■ **Short exercise**
Return each line containing "this".

━━ Material supplied

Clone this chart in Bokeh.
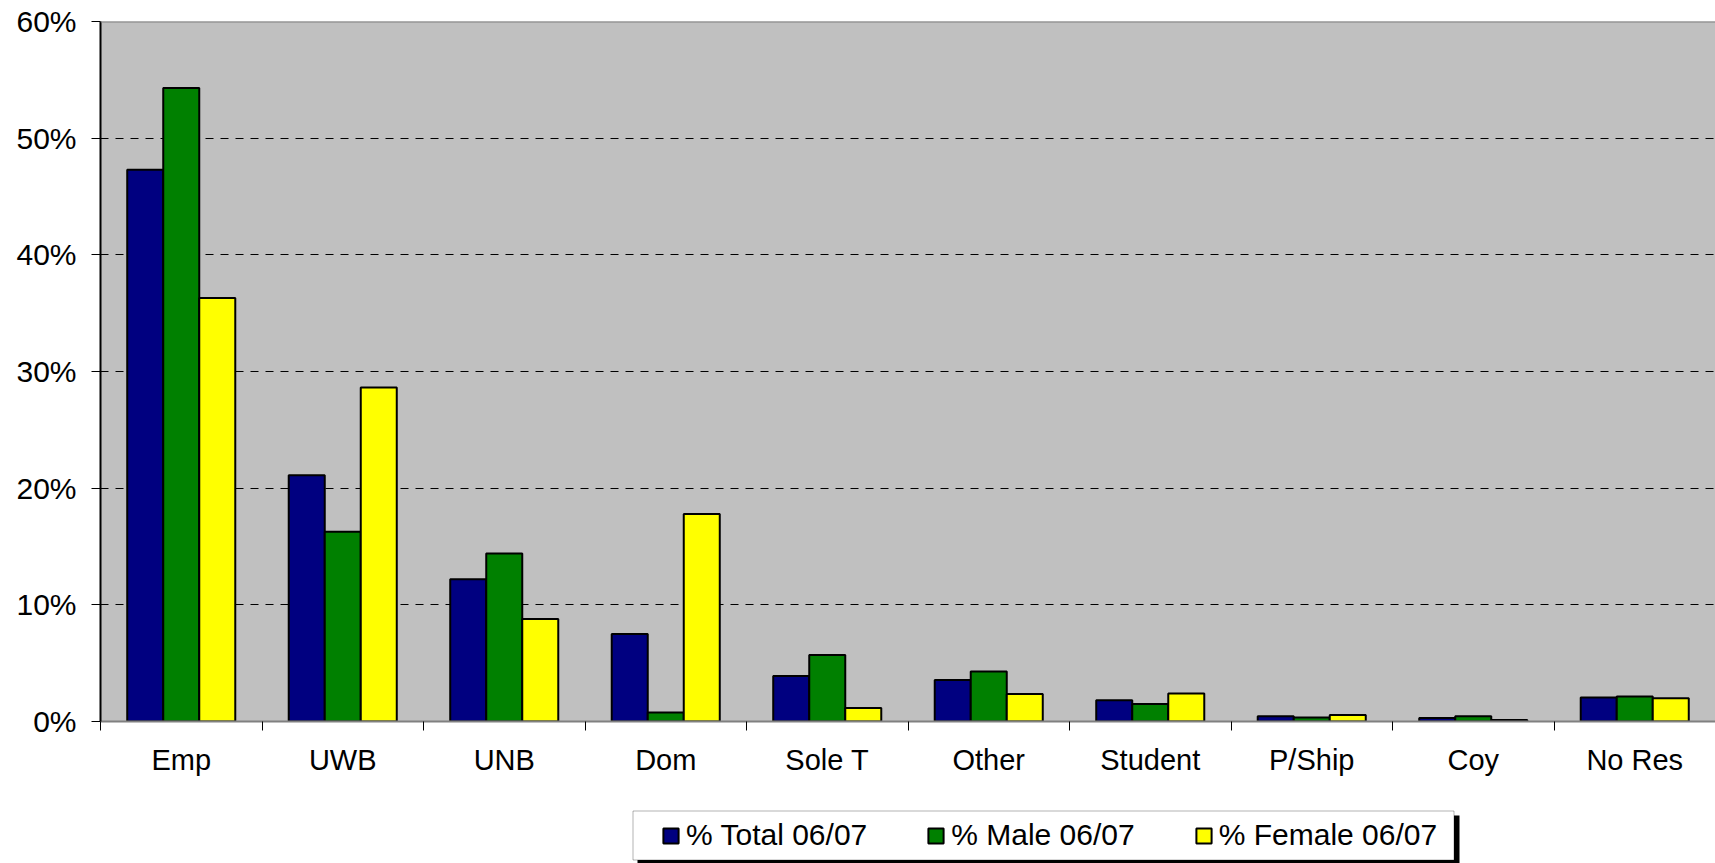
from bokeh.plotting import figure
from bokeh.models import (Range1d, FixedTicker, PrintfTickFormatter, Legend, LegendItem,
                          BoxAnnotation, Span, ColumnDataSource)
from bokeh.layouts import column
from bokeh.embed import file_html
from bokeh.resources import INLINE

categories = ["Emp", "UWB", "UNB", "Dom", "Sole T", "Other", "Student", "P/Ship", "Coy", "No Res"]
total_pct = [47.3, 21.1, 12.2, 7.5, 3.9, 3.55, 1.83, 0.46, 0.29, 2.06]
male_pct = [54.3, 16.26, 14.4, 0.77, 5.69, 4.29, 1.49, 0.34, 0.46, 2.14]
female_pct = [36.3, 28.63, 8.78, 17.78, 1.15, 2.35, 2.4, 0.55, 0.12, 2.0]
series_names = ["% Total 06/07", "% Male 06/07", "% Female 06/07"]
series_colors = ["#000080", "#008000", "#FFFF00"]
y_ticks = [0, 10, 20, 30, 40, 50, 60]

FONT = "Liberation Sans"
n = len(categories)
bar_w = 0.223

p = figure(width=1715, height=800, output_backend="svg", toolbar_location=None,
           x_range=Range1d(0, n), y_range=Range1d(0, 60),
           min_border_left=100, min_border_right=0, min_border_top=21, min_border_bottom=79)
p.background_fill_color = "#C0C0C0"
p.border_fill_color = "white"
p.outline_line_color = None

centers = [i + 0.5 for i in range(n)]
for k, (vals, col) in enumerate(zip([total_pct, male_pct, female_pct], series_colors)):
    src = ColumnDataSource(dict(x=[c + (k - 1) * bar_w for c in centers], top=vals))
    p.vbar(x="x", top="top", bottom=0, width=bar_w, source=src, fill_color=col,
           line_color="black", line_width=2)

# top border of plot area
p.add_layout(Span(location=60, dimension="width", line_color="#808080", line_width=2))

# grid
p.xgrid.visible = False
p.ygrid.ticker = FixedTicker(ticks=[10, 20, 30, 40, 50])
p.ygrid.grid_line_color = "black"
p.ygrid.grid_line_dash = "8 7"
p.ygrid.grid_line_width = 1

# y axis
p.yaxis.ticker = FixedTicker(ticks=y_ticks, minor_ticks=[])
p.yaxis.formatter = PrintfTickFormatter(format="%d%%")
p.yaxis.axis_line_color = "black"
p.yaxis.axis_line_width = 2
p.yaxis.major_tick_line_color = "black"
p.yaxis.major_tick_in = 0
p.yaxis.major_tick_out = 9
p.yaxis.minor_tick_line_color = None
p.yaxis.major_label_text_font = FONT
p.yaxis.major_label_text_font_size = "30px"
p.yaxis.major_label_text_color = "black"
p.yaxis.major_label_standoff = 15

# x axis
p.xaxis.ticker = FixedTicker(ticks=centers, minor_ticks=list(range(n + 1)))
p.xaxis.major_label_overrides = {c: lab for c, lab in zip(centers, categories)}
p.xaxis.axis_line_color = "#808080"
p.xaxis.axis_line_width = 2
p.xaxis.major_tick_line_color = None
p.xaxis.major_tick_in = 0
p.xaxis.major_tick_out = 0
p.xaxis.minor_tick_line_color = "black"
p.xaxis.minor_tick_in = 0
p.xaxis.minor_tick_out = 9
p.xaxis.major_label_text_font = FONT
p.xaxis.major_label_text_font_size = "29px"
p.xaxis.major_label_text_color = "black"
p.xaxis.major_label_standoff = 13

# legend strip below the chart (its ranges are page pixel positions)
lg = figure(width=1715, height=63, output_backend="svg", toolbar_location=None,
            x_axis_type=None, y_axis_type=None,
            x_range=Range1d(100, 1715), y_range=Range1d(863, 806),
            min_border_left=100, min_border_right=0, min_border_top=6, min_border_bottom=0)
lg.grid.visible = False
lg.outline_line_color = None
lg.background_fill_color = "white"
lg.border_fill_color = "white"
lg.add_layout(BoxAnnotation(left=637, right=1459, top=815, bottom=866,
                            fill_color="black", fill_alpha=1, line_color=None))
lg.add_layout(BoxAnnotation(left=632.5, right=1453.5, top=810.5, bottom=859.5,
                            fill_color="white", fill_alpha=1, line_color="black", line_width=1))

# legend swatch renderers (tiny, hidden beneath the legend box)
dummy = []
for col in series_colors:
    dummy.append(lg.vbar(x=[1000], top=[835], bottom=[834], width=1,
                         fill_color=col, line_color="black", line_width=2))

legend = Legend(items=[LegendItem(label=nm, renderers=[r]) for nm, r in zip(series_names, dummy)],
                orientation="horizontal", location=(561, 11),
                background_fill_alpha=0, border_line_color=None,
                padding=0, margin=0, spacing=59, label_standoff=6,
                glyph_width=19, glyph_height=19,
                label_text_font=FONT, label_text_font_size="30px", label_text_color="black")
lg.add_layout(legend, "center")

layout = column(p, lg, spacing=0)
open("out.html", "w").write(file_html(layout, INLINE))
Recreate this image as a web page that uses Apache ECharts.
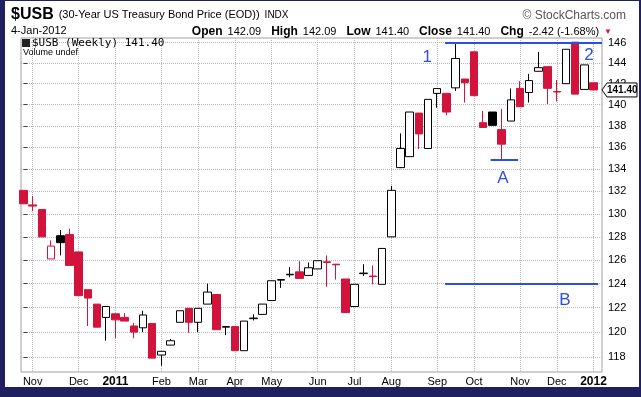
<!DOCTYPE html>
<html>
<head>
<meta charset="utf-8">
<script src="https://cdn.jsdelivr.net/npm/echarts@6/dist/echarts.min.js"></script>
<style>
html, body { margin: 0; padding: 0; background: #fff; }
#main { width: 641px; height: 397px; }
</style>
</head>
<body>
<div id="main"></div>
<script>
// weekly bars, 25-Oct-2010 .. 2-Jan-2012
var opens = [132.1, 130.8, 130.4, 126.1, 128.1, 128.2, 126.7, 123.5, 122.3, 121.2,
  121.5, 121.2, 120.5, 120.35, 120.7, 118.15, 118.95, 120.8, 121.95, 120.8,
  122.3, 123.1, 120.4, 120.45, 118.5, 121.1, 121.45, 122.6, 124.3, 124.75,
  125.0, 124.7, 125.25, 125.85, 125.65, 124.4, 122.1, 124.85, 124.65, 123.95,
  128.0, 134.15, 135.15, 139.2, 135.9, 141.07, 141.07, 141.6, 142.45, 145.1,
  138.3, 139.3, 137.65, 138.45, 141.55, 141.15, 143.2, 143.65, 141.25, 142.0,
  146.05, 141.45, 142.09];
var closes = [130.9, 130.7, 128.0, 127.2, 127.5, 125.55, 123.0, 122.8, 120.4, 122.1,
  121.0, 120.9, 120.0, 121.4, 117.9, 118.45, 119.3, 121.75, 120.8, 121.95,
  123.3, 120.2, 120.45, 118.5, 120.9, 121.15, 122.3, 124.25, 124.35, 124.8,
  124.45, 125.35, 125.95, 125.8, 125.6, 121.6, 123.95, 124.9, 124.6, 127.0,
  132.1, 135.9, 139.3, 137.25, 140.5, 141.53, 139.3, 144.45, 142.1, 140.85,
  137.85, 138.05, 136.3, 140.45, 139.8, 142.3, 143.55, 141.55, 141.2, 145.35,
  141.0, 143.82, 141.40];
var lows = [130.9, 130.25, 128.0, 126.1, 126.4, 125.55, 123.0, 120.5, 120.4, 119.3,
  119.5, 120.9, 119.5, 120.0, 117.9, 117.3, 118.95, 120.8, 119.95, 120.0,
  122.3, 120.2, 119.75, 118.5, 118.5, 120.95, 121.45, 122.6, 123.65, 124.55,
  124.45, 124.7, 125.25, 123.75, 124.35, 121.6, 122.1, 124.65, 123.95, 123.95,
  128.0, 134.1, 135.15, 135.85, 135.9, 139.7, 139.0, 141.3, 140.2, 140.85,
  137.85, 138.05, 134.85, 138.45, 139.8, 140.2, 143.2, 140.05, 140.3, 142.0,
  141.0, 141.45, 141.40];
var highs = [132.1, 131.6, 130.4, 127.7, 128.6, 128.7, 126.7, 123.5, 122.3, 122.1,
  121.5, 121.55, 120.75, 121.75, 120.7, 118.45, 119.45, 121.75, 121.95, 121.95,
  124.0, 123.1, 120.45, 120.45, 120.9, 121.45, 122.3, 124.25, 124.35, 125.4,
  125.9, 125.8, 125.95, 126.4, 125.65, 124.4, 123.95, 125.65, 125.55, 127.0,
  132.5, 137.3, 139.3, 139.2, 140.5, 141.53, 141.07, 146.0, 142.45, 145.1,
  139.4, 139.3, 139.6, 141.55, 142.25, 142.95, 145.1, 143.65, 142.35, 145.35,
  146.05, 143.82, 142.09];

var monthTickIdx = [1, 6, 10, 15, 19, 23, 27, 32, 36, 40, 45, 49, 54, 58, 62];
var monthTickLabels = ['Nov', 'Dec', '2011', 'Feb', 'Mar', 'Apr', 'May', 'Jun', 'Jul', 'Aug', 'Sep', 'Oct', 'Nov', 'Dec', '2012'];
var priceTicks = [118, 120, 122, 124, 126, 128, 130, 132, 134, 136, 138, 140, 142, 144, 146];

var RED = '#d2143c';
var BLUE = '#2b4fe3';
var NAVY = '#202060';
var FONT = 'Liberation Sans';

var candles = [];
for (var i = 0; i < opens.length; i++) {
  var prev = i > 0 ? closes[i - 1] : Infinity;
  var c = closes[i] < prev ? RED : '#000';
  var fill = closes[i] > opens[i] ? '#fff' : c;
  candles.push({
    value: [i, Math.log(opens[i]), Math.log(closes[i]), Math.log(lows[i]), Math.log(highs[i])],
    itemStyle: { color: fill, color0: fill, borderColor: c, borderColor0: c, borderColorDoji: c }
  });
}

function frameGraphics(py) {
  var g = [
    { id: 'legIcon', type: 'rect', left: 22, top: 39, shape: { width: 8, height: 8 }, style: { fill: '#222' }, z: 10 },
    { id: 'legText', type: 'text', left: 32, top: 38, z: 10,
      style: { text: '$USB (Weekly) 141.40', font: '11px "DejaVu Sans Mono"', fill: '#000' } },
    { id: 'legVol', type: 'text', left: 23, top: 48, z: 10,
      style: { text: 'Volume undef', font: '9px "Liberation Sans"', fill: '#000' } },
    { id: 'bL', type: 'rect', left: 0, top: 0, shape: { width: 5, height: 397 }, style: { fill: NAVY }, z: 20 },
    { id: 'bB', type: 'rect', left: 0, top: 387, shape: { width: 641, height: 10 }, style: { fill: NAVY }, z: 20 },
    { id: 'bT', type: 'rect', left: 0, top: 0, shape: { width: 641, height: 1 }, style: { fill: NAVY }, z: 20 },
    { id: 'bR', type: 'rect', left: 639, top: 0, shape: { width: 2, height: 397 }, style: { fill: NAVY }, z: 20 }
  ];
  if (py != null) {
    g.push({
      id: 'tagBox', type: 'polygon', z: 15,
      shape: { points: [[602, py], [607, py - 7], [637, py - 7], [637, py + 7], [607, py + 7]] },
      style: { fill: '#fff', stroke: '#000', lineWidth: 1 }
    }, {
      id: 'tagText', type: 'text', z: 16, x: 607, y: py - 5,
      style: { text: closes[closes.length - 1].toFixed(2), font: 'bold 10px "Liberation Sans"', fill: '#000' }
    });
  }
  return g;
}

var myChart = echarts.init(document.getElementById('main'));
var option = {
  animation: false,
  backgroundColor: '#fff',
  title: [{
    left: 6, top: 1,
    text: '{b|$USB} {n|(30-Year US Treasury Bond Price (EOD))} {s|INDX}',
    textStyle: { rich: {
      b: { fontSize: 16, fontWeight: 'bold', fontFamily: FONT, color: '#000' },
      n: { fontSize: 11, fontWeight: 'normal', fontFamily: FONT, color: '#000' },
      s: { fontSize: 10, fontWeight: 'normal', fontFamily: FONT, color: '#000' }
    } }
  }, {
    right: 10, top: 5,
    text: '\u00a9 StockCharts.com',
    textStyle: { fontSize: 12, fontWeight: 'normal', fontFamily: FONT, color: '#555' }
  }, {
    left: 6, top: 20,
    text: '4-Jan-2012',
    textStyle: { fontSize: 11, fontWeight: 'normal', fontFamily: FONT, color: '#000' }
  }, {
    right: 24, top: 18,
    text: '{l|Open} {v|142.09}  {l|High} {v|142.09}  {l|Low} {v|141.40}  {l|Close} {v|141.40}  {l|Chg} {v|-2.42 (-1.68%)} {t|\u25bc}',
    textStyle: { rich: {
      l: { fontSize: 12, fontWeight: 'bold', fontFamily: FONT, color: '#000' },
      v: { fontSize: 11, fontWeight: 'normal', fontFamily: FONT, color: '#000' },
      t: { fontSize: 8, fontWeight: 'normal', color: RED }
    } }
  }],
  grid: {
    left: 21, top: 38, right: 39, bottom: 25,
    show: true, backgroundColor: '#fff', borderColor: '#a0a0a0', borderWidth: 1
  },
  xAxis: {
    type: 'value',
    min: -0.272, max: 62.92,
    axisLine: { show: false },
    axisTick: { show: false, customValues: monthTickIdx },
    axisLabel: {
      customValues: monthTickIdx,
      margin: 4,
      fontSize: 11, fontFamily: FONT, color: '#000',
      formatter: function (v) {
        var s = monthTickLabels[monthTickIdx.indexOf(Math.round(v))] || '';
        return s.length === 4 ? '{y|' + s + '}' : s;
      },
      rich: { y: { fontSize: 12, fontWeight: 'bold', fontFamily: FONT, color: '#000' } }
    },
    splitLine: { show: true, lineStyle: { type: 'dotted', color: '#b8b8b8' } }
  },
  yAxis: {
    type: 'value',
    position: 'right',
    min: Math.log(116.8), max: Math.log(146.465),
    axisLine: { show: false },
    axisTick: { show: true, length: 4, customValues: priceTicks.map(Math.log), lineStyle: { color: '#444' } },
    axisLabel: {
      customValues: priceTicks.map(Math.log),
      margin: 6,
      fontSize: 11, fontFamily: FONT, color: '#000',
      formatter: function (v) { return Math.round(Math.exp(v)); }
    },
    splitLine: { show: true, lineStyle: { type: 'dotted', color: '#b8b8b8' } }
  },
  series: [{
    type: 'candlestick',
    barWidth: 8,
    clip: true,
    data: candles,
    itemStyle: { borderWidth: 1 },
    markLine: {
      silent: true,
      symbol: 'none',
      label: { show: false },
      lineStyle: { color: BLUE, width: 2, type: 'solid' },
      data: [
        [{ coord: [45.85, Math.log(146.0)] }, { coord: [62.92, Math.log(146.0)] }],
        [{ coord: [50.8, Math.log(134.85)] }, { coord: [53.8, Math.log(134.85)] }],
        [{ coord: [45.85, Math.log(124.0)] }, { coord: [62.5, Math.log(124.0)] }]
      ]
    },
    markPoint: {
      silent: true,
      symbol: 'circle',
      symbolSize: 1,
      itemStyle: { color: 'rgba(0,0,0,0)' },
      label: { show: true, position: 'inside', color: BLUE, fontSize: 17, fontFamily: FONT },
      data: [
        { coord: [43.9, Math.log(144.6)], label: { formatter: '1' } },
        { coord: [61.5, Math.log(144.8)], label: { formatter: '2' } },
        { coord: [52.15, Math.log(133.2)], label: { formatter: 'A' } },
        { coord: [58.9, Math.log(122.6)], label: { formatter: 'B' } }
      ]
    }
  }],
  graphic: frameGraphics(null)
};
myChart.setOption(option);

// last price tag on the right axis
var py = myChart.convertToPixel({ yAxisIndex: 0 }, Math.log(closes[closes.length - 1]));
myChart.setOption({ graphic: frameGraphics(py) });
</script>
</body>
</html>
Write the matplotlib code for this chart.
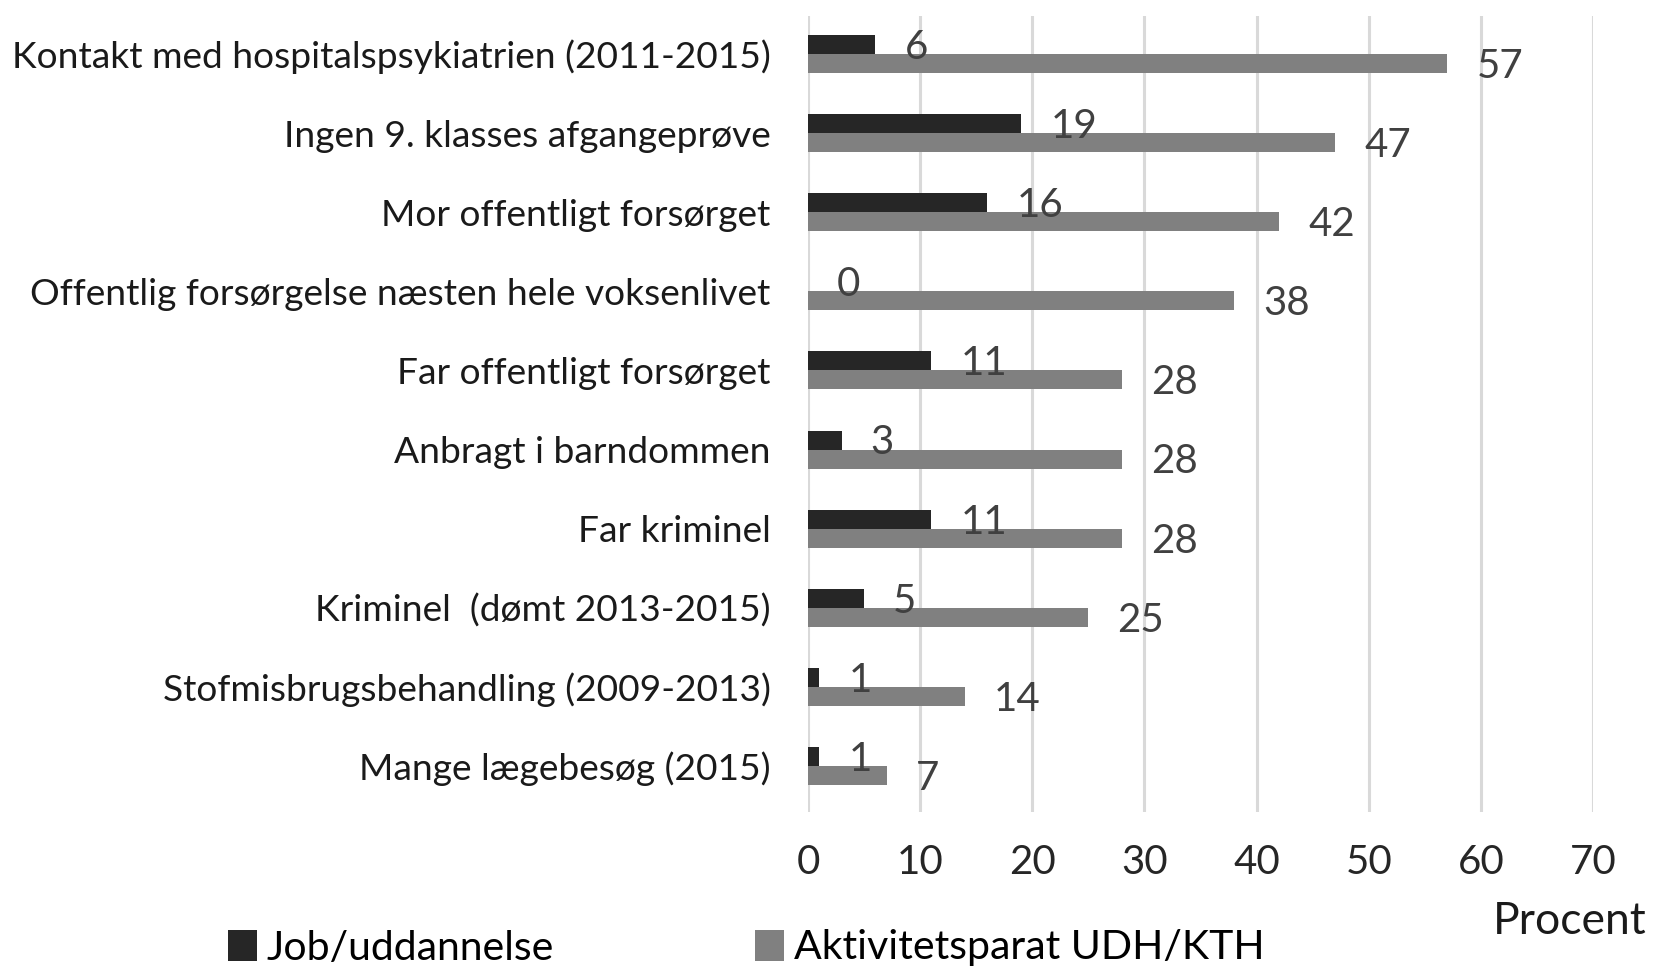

━━━━

■ **Task output**
Clone this chart in Bokeh.
Recreate this image as a web page that uses Apache ECharts.
Write the matplotlib code for this chart.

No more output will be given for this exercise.